Shanta's cash and cash equivalents dropped to USD13.6 million from USD14.9 million the year before. But it has managed to reduce its debt by USD4.7 million to USD39.5 million from USD44.2 million.

All in sustaining cost of USD743 per ounce was significantly lower than the guidance of USD781 per ounce. In 2016 it was USD659 per ounce.

With focus on its New Luika gold mine in Tanzania, Shanta's gold production fell to 79,585 ounces - marginally missing guidance of about 80,000 - from 87,713 ounces in 2016.

At its Singida asset, planning has been completed for phase two drilling in the second quarter of 2018 in advance of a development decision.

The annual production guidance for 2018 is 82,000 at 88,000 at all-in sustaining costs of USD680 to USD730 per ounce.

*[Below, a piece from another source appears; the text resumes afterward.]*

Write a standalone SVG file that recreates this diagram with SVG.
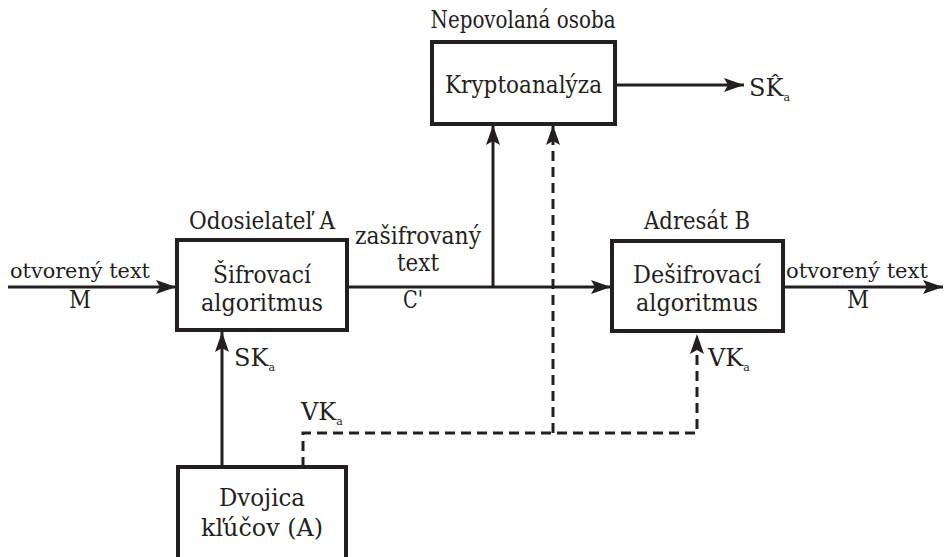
<svg xmlns="http://www.w3.org/2000/svg" width="944" height="557" viewBox="0 0 944 557">
  <defs>
    <marker id="arr" viewBox="0 0 20 14" refX="20" refY="7" markerWidth="20" markerHeight="14" markerUnits="userSpaceOnUse" orient="auto">
      <path d="M0,0 L20,7 L0,14 L4,7 Z" fill="#231f20"/>
    </marker>
  </defs>
  <style>
    .t { font-family: "DejaVu Serif", "Liberation Serif", serif; font-size: 24px; fill: #231f20; }
    .c { text-anchor: middle; }
    .sm { font-size: 21px; }
    .sub { font-size: 11px; }
    .box { fill: #fff; stroke: #231f20; stroke-width: 4; }
    .ln { fill: none; stroke: #231f20; stroke-width: 3; }
    .dash { stroke-dasharray: 10 6; }
  </style>
  <rect width="944" height="557" fill="#fff"/>

  <g id="connectors">
    <!-- plaintext in -->
    <line class="ln" x1="8" y1="287" x2="176" y2="287" marker-end="url(#arr)"/>
    <!-- ciphertext channel -->
    <line class="ln" x1="347" y1="287" x2="611" y2="287" marker-end="url(#arr)"/>
    <!-- tap to cryptanalysis -->
    <line class="ln" x1="493" y1="287" x2="493" y2="125" marker-end="url(#arr)"/>
    <!-- cryptanalysis result -->
    <line class="ln" x1="615" y1="85" x2="744" y2="85" marker-end="url(#arr)"/>
    <!-- plaintext out -->
    <line class="ln" x1="783" y1="287" x2="943" y2="287" marker-end="url(#arr)"/>
    <!-- private key -->
    <line class="ln" x1="222" y1="467" x2="222" y2="332" marker-end="url(#arr)"/>
    <!-- public key distribution -->
    <polyline class="ln dash" points="303,467 303,433 697,433 697,334" marker-end="url(#arr)"/>
    <line class="ln dash" x1="553" y1="433" x2="553" y2="125" marker-end="url(#arr)"/>
  </g>

  <g id="kryptoanalyza">
    <rect class="box" x="432" y="42" width="183" height="82"/>
    <text class="t c" x="523.5" y="93" textLength="157" lengthAdjust="spacingAndGlyphs">Kryptoanalýza</text>
    <text class="t c" x="523" y="28" textLength="185" lengthAdjust="spacingAndGlyphs">Nepovolaná osoba</text>
  </g>

  <g id="sifrovaci">
    <rect class="box" x="177" y="240" width="170" height="90"/>
    <text class="t c" x="262" y="283" textLength="98" lengthAdjust="spacingAndGlyphs">Šifrovací</text>
    <text class="t c" x="262" y="311" textLength="122" lengthAdjust="spacingAndGlyphs">algoritmus</text>
    <text class="t c" x="262" y="229" textLength="146" lengthAdjust="spacingAndGlyphs">Odosielateľ A</text>
  </g>

  <g id="desifrovaci">
    <rect class="box" x="612" y="241" width="171" height="90"/>
    <text class="t c" x="697" y="283" textLength="128" lengthAdjust="spacingAndGlyphs">Dešifrovací</text>
    <text class="t c" x="697" y="311" textLength="122" lengthAdjust="spacingAndGlyphs">algoritmus</text>
    <text class="t c" x="697" y="229" textLength="106" lengthAdjust="spacingAndGlyphs">Adresát B</text>
  </g>

  <g id="dvojica">
    <rect class="box" x="178" y="467" width="168" height="110"/>
    <text class="t c" x="262" y="506" textLength="86" lengthAdjust="spacingAndGlyphs">Dvojica</text>
    <text class="t c" x="262" y="536" textLength="122" lengthAdjust="spacingAndGlyphs">kľúčov (A)</text>
  </g>

  <g id="labels">
    <text class="t sm c" x="80" y="278" textLength="140" lengthAdjust="spacingAndGlyphs">otvorený text</text>
    <text class="t c" x="80" y="308" textLength="22" lengthAdjust="spacingAndGlyphs">M</text>
    <text class="t c" x="418" y="244" textLength="126" lengthAdjust="spacingAndGlyphs">zašifrovaný</text>
    <text class="t c" x="418" y="271" textLength="42" lengthAdjust="spacingAndGlyphs">text</text>
    <text class="t c" x="413" y="308" textLength="20" lengthAdjust="spacingAndGlyphs">C'</text>
    <text class="t sm" x="786" y="278" textLength="142" lengthAdjust="spacingAndGlyphs">otvorený text</text>
    <text class="t c" x="858" y="308" textLength="22" lengthAdjust="spacingAndGlyphs">M</text>
    <text class="t" x="234" y="366">SK<tspan class="sub" dy="5">a</tspan></text>
    <text class="t" x="301" y="420">VK<tspan class="sub" dy="5">a</tspan></text>
    <text class="t" x="708" y="366">VK<tspan class="sub" dy="5">a</tspan></text>
    <text class="t" x="749" y="96">SK̂<tspan class="sub" dy="5">a</tspan></text>
  </g>
</svg>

CEO Eric Zurrin said: "We are pleased to report a set of full year results that reflect a sustainable transition to underground mining at New Luika, as well as a new management strategy of cost control and optimisation.

"Considerable inroads have been made into reducing the net debt position and the continuation of this is central to plans for restructuring the company's balance sheet. Recording a profit in 2017 for the first time wouldn't have been possible had the underground operation not been transitioned to on time and within budget and our efforts to optimise the company's recurring cost base will be a key driver towards improving future cash flows.

"Our priorities for 2018 remain focussed on continued low-cost operational excellence, balance sheet deleveraging, and targeted growth."

Shares in Shanta were up 9.0% Monday morning to 5.45 pence each.